Ideally the crafting process would take the player through the steps of crafting an item in real time, giving them various options at various points in time – just like combat already does.

  • I like where you’re going with this, but I want to add that interactive, skill-based crafting might be best as a non-twitchy process, meaning give a few seconds to respond to potential problems or opportunities. For many, crafting is the relaxing alternative to combat, so they don’t want to be on edge the entire time.

    Skilled/interactive crafting has the perceived problem of not fitting well into the spam crafting that we’re used to; after all it could get annoying to one by one make three dozen netherweave bags. The obvious solution is to allow engineers to create and rent Imitationbots which can imitate your actions; get enough and crafting takes no time at all, though the bots aren’t cheap to make, and therefore to rent.
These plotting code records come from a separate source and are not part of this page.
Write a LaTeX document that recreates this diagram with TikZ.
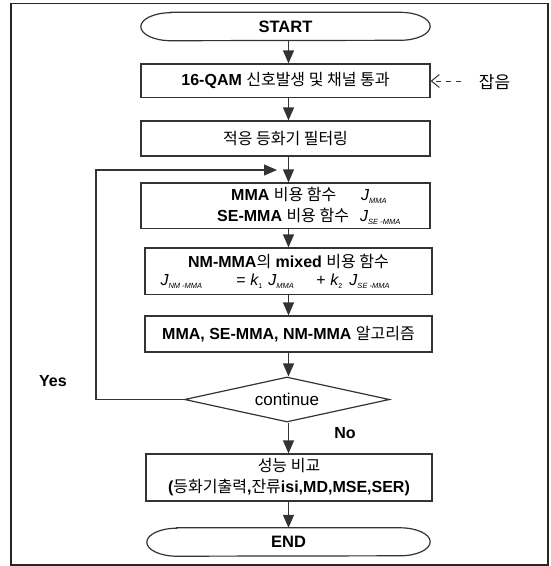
\documentclass[tikz,border=0pt]{standalone}
\usepackage{fontspec}
\setmainfont{Liberation Sans}
\newfontfamily\korfont{Noto Sans CJK KR}
\usetikzlibrary{arrows.meta,calc,shapes.geometric}
\newcommand\kor[1]{{\korfont\mdseries #1}}
\newcommand\Jsub[1]{{\fontsize{16}{16}\selectfont\mdseries\itshape J}\raisebox{-2.5pt}{\fontsize{7.5}{7.5}\selectfont\mdseries\itshape #1}}
\newcommand\ksub[1]{{\fontsize{16}{16}\selectfont\mdseries\itshape k}\raisebox{-2.5pt}{\fontsize{7}{7}\selectfont\mdseries #1}}
\tikzset{
  lin/.style={draw=black!80, line width=1.2pt},
  box/.style={lin, rectangle, inner sep=0pt, font=\fontsize{16}{21}\selectfont\bfseries, align=center},
  term/.style={rectangle, inner sep=0pt, minimum width=#1, minimum height=28pt, font=\fontsize{16.5}{21}\selectfont\bfseries},
  txt/.style={inner sep=0pt, font=\fontsize{16}{21}\selectfont\bfseries, align=center},
  arr/.style={lin, -{Triangle[length=13pt,width=11pt]}},
  noisearr/.style={draw=black!80, line width=1pt, dash pattern=on 5pt off 5pt, -{Straight Barb[length=8pt,width=13pt]}},
}
\begin{document}
\begin{tikzpicture}[x=1pt,y=-1pt]
\useasboundingbox (0,0) rectangle (551,566);
% frame
\draw[draw=black!85, line width=1.4pt] (11,3.5) rectangle (548,565);

% START
\node[term=289pt] (start) at (285.5,26.5) {START};
\draw[lin] ($(start.north west)+(30pt,0)$) -- ($(start.north east)+(-30pt,0)$)
  arc[start angle=90,end angle=-90,x radius=30pt,y radius=14pt]
  -- ($(start.south west)+(30pt,0)$)
  arc[start angle=270,end angle=90,x radius=30pt,y radius=14pt] -- cycle;

\node[box, minimum width=289pt, minimum height=33.5pt] (b1) at (285.5,80.75)
  {16-QAM \kor{신호발생 및 채널 통과}};
\node[box, minimum width=289pt, minimum height=35pt] (b2) at (285.5,138.5)
  {\kor{적응 등화기 필터링}};
\node[box, minimum width=289pt, minimum height=45.5pt] (b3) at (285.5,205.75) {};
\node[txt, anchor=west, align=left] (b3t) at (217,205.75)
  {\hspace*{14pt}\makebox[130pt][l]{MMA \kor{비용 함수}}\Jsub{MMA}\\
   \makebox[143pt][l]{SE-MMA \kor{비용 함수}}\Jsub{SE -MMA}};
\node[box, minimum width=287pt, minimum height=46.6pt] (b4) at (288.5,271.3) {};
\node[txt, font=\fontsize{16}{18}\selectfont\bfseries] (b4t) at (288.5,271.3)
  {NM-MMA\kor{의} mixed \kor{비용 함수}\\
   \makebox[256pt][l]{\makebox[76pt][l]{\Jsub{NM -MMA}}\makebox[14pt][l]{\mdseries =}\makebox[18pt][l]{\ksub{1}}\makebox[48pt][l]{\Jsub{MMA}}\makebox[14pt][l]{\mdseries +}\makebox[19pt][l]{\ksub{2}}\Jsub{SE -MMA}}};
\node[box, minimum width=287pt, minimum height=36pt] (b5) at (288.5,334)
  {MMA, SE-MMA, NM-MMA \kor{알고리즘}};
\node[lin, diamond, aspect=4.56, inner sep=0pt, minimum width=205pt, minimum height=45pt,
  font=\fontsize{17}{20}\selectfont] (dia) at (287,399.5) {continue};
\node[box, minimum width=286pt, minimum height=47pt] (b6) at (289,477.5)
  {\kor{성능 비교}\\(\kor{등화기출력},\kor{잔류}isi,MD,MSE,SER)};

% END
\node[term=283pt] (end) at (288.5,542) {END};
\draw[lin] ($(end.north west)+(30pt,0)$) -- ($(end.north east)+(-30pt,0)$)
  arc[start angle=90,end angle=-90,x radius=30pt,y radius=14pt]
  -- ($(end.south west)+(30pt,0)$)
  arc[start angle=270,end angle=90,x radius=30pt,y radius=14pt] -- cycle;

% arrows
\draw[arr] (start.south -| b5.north) -- (b1.north -| b5.north);
\draw[arr] (b1.south -| b5.north) -- (b2.north -| b5.north);
\draw[arr] (b2.south -| b5.north) -- (b3.north -| b5.north);
\draw[arr] (b3.south -| b5.north) -- (b4.north -| b5.north);
\draw[arr] (b4.south -| b5.north) -- (b5.north);
\draw[arr] (b5.south) -- (dia.north -| b5.south);
\draw[arr] (dia.south -| b5.south) -- (b6.north -| b5.south);
\draw[arr] (b6.south -| b5.south) -- (end.north -| b5.south);

% loop
\coordinate (lp) at (96,170);
\coordinate (lt) at (277,170);
\draw[arr] (dia.west) -| (lp) -- (lt);
\node[txt] (yes) at (53,381) {Yes};
\node[txt] (no) at (345,433) {No};

% noise
\coordinate (ns) at (461,81);
\draw[noisearr] (ns) -- (ns -| b1.east);
\node[txt, font=\fontsize{17}{20}\selectfont] (noise) at (494.5,82) {\kor{잡음}};
\end{tikzpicture}
\end{document}
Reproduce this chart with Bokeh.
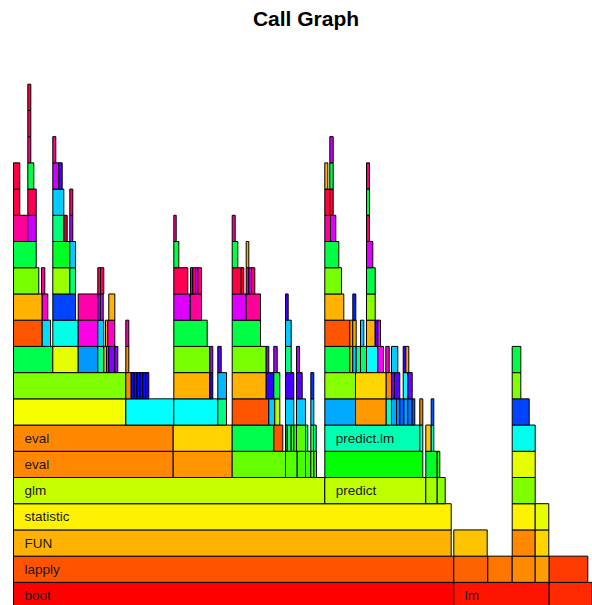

  • Agreed. Crafting should probably be an interesting but relaxing part of gameplay. That depends on the type of game we are talking about though and the role crafting plays in it.

    As for spamming, I wonder whether there’s a need to keep spam-crafting in the game if you make it skill-based (and somewhat time-consuming).
    scrusi´s last blog post ..My Crafting System Part 2

  • The skill-based crafting seems like a nice idea, because it could foster the differences between players; someone might have a natural talent at making extremely durable swords, while someone might be better at balancing them, all depending on what part of crafing they get best.

    Also, I think skill-ups from failed attempts at crafting would make sense, what’s better than learning from mistakes after all? That could also tie in to getting rid of spam-crafting, you don’t learn anything new from making 20 identical bags, but trying to create a new, more complex bag would increase your skills, whether it fails or not.

    A way to make crafting more relevant could handing over repair duties to players. Merchants could still be able to fix regular items and damage that isn’t too extensive, but when your super special Dragonbone Kujang of Hellfire ends up snapping in half or something, the only way to make it as good as new would be to find a really good crafter to fix it. Maybe some kind of enchanter to recast the magic effects.

    In case my tl;dr comment didn’t give it away, this is actually a very interesting idea.